What is required:
Below is a listing to transcribe in full and exactly; keep the pictures out.

Material for the task:
• • • • •

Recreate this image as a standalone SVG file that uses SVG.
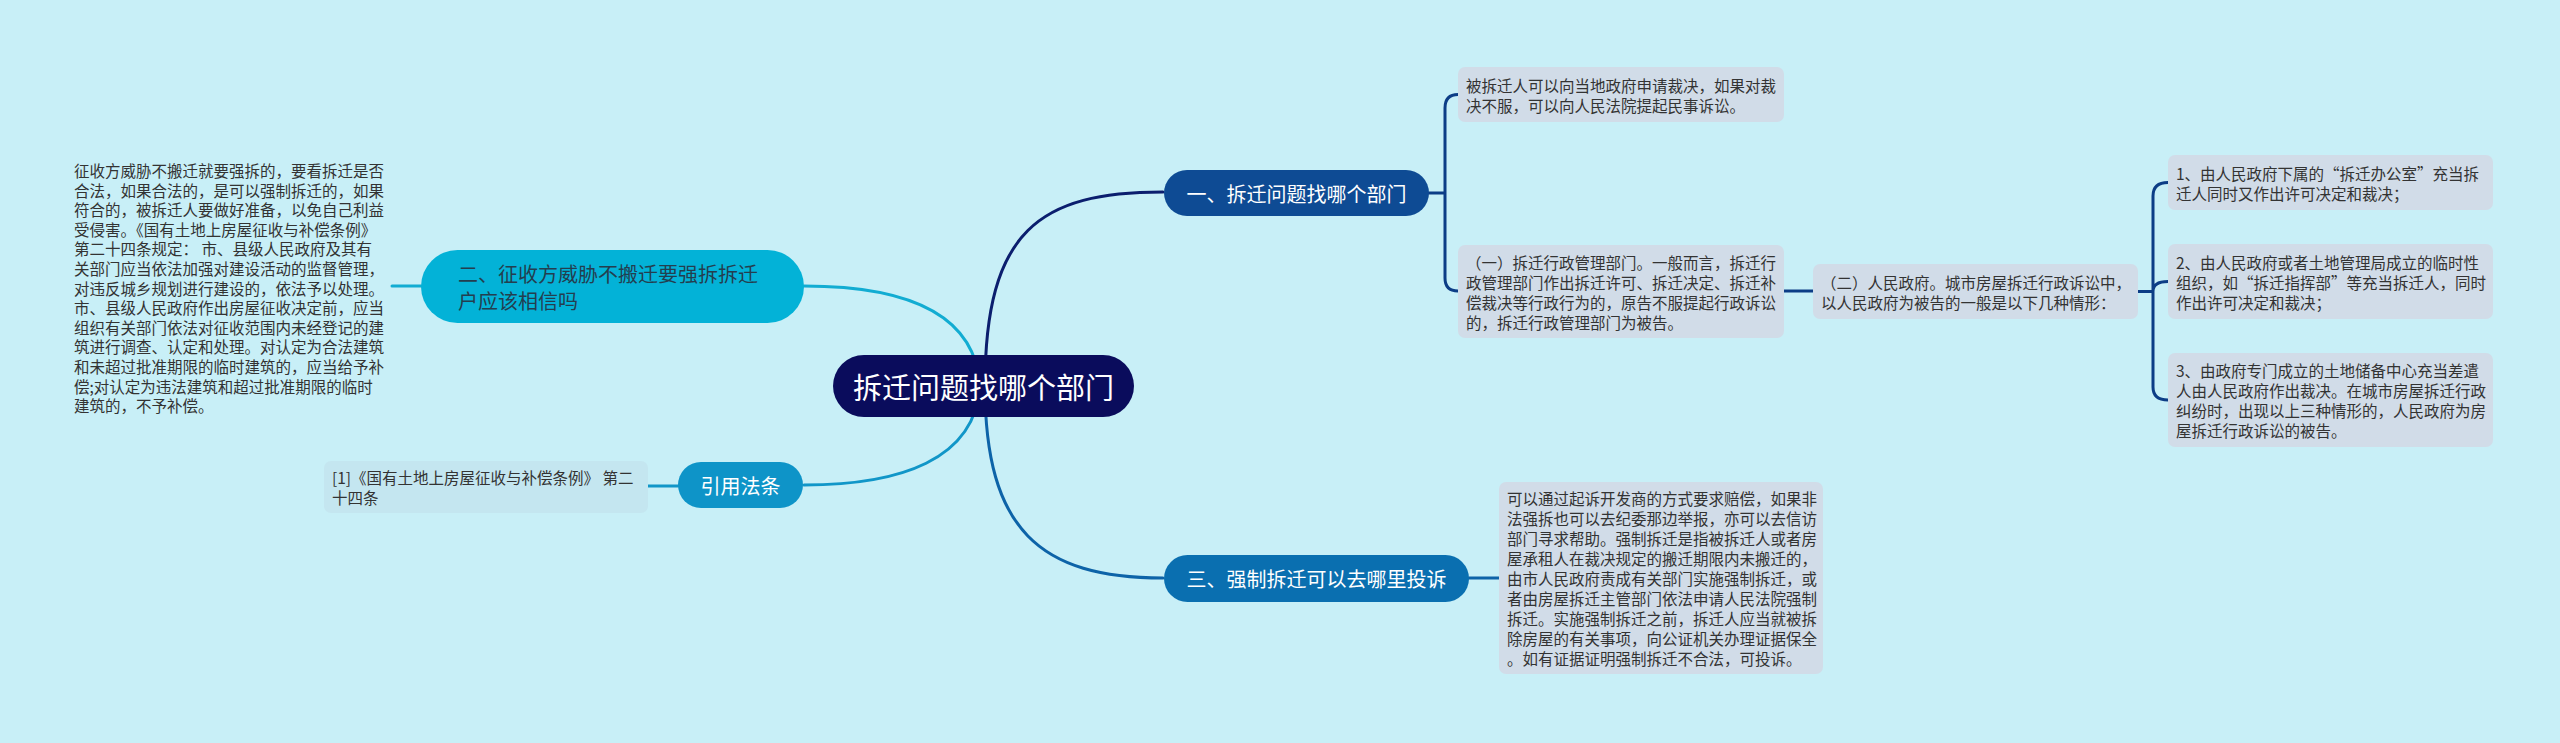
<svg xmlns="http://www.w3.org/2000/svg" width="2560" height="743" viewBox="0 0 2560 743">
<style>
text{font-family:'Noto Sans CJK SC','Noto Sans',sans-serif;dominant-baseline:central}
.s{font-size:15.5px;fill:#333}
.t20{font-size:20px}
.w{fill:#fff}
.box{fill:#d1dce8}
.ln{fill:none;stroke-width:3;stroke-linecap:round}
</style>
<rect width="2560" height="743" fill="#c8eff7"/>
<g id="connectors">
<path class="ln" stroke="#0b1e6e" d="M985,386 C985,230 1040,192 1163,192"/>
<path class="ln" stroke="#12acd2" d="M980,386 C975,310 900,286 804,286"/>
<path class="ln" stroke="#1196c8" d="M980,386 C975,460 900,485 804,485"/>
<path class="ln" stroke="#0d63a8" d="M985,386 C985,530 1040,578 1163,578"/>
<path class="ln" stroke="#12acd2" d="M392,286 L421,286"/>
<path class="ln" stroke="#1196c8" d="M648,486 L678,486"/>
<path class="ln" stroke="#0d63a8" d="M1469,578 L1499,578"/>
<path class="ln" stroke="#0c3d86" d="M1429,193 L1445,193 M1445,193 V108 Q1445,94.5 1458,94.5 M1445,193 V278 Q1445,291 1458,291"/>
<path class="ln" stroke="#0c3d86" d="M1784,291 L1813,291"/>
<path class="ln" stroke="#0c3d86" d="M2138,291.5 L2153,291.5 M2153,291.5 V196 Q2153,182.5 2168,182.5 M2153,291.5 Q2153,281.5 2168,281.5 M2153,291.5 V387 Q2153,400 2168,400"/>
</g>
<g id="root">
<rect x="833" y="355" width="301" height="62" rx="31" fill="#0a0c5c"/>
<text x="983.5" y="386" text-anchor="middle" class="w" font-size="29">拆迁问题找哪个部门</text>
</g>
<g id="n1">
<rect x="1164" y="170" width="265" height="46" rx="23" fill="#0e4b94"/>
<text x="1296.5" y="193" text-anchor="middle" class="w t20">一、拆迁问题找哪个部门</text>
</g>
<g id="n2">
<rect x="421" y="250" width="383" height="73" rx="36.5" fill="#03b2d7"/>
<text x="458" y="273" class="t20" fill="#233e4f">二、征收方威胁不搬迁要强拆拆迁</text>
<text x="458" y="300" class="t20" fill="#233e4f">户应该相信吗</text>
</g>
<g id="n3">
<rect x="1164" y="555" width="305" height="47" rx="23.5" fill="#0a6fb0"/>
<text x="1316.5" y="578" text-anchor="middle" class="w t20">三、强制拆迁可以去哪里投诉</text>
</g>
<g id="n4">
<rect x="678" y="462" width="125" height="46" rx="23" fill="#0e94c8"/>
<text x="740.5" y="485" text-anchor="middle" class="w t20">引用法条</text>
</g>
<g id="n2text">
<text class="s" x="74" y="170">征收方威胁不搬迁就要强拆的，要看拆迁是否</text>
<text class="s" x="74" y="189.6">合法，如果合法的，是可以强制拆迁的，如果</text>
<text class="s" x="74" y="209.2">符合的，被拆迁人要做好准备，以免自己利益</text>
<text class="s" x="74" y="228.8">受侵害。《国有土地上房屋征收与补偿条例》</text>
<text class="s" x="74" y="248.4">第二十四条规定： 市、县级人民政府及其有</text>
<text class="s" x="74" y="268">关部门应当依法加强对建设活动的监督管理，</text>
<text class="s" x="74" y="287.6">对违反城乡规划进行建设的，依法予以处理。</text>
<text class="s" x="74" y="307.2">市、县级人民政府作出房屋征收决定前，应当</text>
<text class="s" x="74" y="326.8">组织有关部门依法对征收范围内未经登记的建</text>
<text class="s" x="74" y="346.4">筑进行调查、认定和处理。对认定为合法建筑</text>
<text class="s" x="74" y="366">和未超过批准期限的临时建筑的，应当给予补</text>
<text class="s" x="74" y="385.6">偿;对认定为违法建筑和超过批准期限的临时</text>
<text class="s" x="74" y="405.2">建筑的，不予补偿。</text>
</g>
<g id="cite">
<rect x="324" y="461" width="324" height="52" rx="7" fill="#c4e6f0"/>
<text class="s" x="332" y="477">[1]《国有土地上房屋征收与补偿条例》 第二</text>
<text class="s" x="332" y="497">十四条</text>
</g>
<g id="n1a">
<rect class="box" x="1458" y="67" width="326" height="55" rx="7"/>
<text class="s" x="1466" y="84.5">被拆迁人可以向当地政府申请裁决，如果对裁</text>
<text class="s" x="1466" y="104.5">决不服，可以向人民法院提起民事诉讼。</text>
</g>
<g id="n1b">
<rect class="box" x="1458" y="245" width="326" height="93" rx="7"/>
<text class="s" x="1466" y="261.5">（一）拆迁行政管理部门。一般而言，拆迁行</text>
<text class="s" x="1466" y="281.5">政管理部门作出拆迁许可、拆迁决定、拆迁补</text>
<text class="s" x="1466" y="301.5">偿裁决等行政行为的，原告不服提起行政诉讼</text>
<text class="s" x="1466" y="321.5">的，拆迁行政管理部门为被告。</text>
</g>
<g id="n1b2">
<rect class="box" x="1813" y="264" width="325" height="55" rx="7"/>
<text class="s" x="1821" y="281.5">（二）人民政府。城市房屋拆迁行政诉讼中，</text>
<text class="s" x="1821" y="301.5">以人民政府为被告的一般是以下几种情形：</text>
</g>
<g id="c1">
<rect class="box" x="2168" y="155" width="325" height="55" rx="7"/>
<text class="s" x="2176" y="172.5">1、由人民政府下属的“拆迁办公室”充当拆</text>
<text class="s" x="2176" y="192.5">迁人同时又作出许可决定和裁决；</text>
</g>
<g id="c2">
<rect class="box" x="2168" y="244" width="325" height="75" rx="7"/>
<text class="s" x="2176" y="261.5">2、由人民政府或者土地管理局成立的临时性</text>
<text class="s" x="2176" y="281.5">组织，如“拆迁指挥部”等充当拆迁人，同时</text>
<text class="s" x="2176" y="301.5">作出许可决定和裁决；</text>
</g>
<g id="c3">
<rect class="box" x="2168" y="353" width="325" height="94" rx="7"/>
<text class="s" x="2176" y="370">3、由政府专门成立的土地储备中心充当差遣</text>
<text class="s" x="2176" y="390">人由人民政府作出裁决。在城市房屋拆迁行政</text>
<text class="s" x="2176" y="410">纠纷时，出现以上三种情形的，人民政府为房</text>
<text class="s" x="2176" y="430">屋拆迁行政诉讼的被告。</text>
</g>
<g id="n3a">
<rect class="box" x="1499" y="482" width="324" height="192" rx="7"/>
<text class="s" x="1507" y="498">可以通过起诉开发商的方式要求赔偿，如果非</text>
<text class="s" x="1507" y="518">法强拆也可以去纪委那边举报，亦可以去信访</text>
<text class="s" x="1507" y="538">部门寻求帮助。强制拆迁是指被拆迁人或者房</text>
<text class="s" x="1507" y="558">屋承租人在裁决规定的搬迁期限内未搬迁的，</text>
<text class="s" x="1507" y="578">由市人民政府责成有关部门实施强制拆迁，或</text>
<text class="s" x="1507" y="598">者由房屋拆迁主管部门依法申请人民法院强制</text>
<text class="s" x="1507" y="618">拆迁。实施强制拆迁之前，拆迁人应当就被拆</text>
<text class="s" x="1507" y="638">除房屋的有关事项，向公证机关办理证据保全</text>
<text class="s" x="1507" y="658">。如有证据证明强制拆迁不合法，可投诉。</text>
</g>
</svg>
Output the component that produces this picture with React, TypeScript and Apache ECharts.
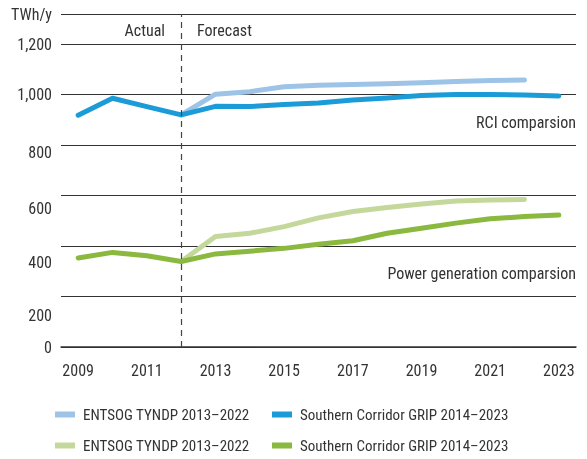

• • • • •

Task response:
Recreate this image as a standalone SVG file that uses SVG.
<svg xmlns="http://www.w3.org/2000/svg" width="2560" height="743" viewBox="0 0 2560 743">
<style>
text{font-family:'Noto Sans CJK SC','Noto Sans',sans-serif;dominant-baseline:central}
.s{font-size:15.5px;fill:#333}
.t20{font-size:20px}
.w{fill:#fff}
.box{fill:#d1dce8}
.ln{fill:none;stroke-width:3;stroke-linecap:round}
</style>
<rect width="2560" height="743" fill="#c8eff7"/>
<g id="connectors">
<path class="ln" stroke="#0b1e6e" d="M985,386 C985,230 1040,192 1163,192"/>
<path class="ln" stroke="#12acd2" d="M980,386 C975,310 900,286 804,286"/>
<path class="ln" stroke="#1196c8" d="M980,386 C975,460 900,485 804,485"/>
<path class="ln" stroke="#0d63a8" d="M985,386 C985,530 1040,578 1163,578"/>
<path class="ln" stroke="#12acd2" d="M392,286 L421,286"/>
<path class="ln" stroke="#1196c8" d="M648,486 L678,486"/>
<path class="ln" stroke="#0d63a8" d="M1469,578 L1499,578"/>
<path class="ln" stroke="#0c3d86" d="M1429,193 L1445,193 M1445,193 V108 Q1445,94.5 1458,94.5 M1445,193 V278 Q1445,291 1458,291"/>
<path class="ln" stroke="#0c3d86" d="M1784,291 L1813,291"/>
<path class="ln" stroke="#0c3d86" d="M2138,291.5 L2153,291.5 M2153,291.5 V196 Q2153,182.5 2168,182.5 M2153,291.5 Q2153,281.5 2168,281.5 M2153,291.5 V387 Q2153,400 2168,400"/>
</g>
<g id="root">
<rect x="833" y="355" width="301" height="62" rx="31" fill="#0a0c5c"/>
<text x="983.5" y="386" text-anchor="middle" class="w" font-size="29">拆迁问题找哪个部门</text>
</g>
<g id="n1">
<rect x="1164" y="170" width="265" height="46" rx="23" fill="#0e4b94"/>
<text x="1296.5" y="193" text-anchor="middle" class="w t20">一、拆迁问题找哪个部门</text>
</g>
<g id="n2">
<rect x="421" y="250" width="383" height="73" rx="36.5" fill="#03b2d7"/>
<text x="458" y="273" class="t20" fill="#233e4f">二、征收方威胁不搬迁要强拆拆迁</text>
<text x="458" y="300" class="t20" fill="#233e4f">户应该相信吗</text>
</g>
<g id="n3">
<rect x="1164" y="555" width="305" height="47" rx="23.5" fill="#0a6fb0"/>
<text x="1316.5" y="578" text-anchor="middle" class="w t20">三、强制拆迁可以去哪里投诉</text>
</g>
<g id="n4">
<rect x="678" y="462" width="125" height="46" rx="23" fill="#0e94c8"/>
<text x="740.5" y="485" text-anchor="middle" class="w t20">引用法条</text>
</g>
<g id="n2text">
<text class="s" x="74" y="170">征收方威胁不搬迁就要强拆的，要看拆迁是否</text>
<text class="s" x="74" y="189.6">合法，如果合法的，是可以强制拆迁的，如果</text>
<text class="s" x="74" y="209.2">符合的，被拆迁人要做好准备，以免自己利益</text>
<text class="s" x="74" y="228.8">受侵害。《国有土地上房屋征收与补偿条例》</text>
<text class="s" x="74" y="248.4">第二十四条规定： 市、县级人民政府及其有</text>
<text class="s" x="74" y="268">关部门应当依法加强对建设活动的监督管理，</text>
<text class="s" x="74" y="287.6">对违反城乡规划进行建设的，依法予以处理。</text>
<text class="s" x="74" y="307.2">市、县级人民政府作出房屋征收决定前，应当</text>
<text class="s" x="74" y="326.8">组织有关部门依法对征收范围内未经登记的建</text>
<text class="s" x="74" y="346.4">筑进行调查、认定和处理。对认定为合法建筑</text>
<text class="s" x="74" y="366">和未超过批准期限的临时建筑的，应当给予补</text>
<text class="s" x="74" y="385.6">偿;对认定为违法建筑和超过批准期限的临时</text>
<text class="s" x="74" y="405.2">建筑的，不予补偿。</text>
</g>
<g id="cite">
<rect x="324" y="461" width="324" height="52" rx="7" fill="#c4e6f0"/>
<text class="s" x="332" y="477">[1]《国有土地上房屋征收与补偿条例》 第二</text>
<text class="s" x="332" y="497">十四条</text>
</g>
<g id="n1a">
<rect class="box" x="1458" y="67" width="326" height="55" rx="7"/>
<text class="s" x="1466" y="84.5">被拆迁人可以向当地政府申请裁决，如果对裁</text>
<text class="s" x="1466" y="104.5">决不服，可以向人民法院提起民事诉讼。</text>
</g>
<g id="n1b">
<rect class="box" x="1458" y="245" width="326" height="93" rx="7"/>
<text class="s" x="1466" y="261.5">（一）拆迁行政管理部门。一般而言，拆迁行</text>
<text class="s" x="1466" y="281.5">政管理部门作出拆迁许可、拆迁决定、拆迁补</text>
<text class="s" x="1466" y="301.5">偿裁决等行政行为的，原告不服提起行政诉讼</text>
<text class="s" x="1466" y="321.5">的，拆迁行政管理部门为被告。</text>
</g>
<g id="n1b2">
<rect class="box" x="1813" y="264" width="325" height="55" rx="7"/>
<text class="s" x="1821" y="281.5">（二）人民政府。城市房屋拆迁行政诉讼中，</text>
<text class="s" x="1821" y="301.5">以人民政府为被告的一般是以下几种情形：</text>
</g>
<g id="c1">
<rect class="box" x="2168" y="155" width="325" height="55" rx="7"/>
<text class="s" x="2176" y="172.5">1、由人民政府下属的“拆迁办公室”充当拆</text>
<text class="s" x="2176" y="192.5">迁人同时又作出许可决定和裁决；</text>
</g>
<g id="c2">
<rect class="box" x="2168" y="244" width="325" height="75" rx="7"/>
<text class="s" x="2176" y="261.5">2、由人民政府或者土地管理局成立的临时性</text>
<text class="s" x="2176" y="281.5">组织，如“拆迁指挥部”等充当拆迁人，同时</text>
<text class="s" x="2176" y="301.5">作出许可决定和裁决；</text>
</g>
<g id="c3">
<rect class="box" x="2168" y="353" width="325" height="94" rx="7"/>
<text class="s" x="2176" y="370">3、由政府专门成立的土地储备中心充当差遣</text>
<text class="s" x="2176" y="390">人由人民政府作出裁决。在城市房屋拆迁行政</text>
<text class="s" x="2176" y="410">纠纷时，出现以上三种情形的，人民政府为房</text>
<text class="s" x="2176" y="430">屋拆迁行政诉讼的被告。</text>
</g>
<g id="n3a">
<rect class="box" x="1499" y="482" width="324" height="192" rx="7"/>
<text class="s" x="1507" y="498">可以通过起诉开发商的方式要求赔偿，如果非</text>
<text class="s" x="1507" y="518">法强拆也可以去纪委那边举报，亦可以去信访</text>
<text class="s" x="1507" y="538">部门寻求帮助。强制拆迁是指被拆迁人或者房</text>
<text class="s" x="1507" y="558">屋承租人在裁决规定的搬迁期限内未搬迁的，</text>
<text class="s" x="1507" y="578">由市人民政府责成有关部门实施强制拆迁，或</text>
<text class="s" x="1507" y="598">者由房屋拆迁主管部门依法申请人民法院强制</text>
<text class="s" x="1507" y="618">拆迁。实施强制拆迁之前，拆迁人应当就被拆</text>
<text class="s" x="1507" y="638">除房屋的有关事项，向公证机关办理证据保全</text>
<text class="s" x="1507" y="658">。如有证据证明强制拆迁不合法，可投诉。</text>
</g>
</svg>
Output the component that produces this picture with React, TypeScript and Apache ECharts.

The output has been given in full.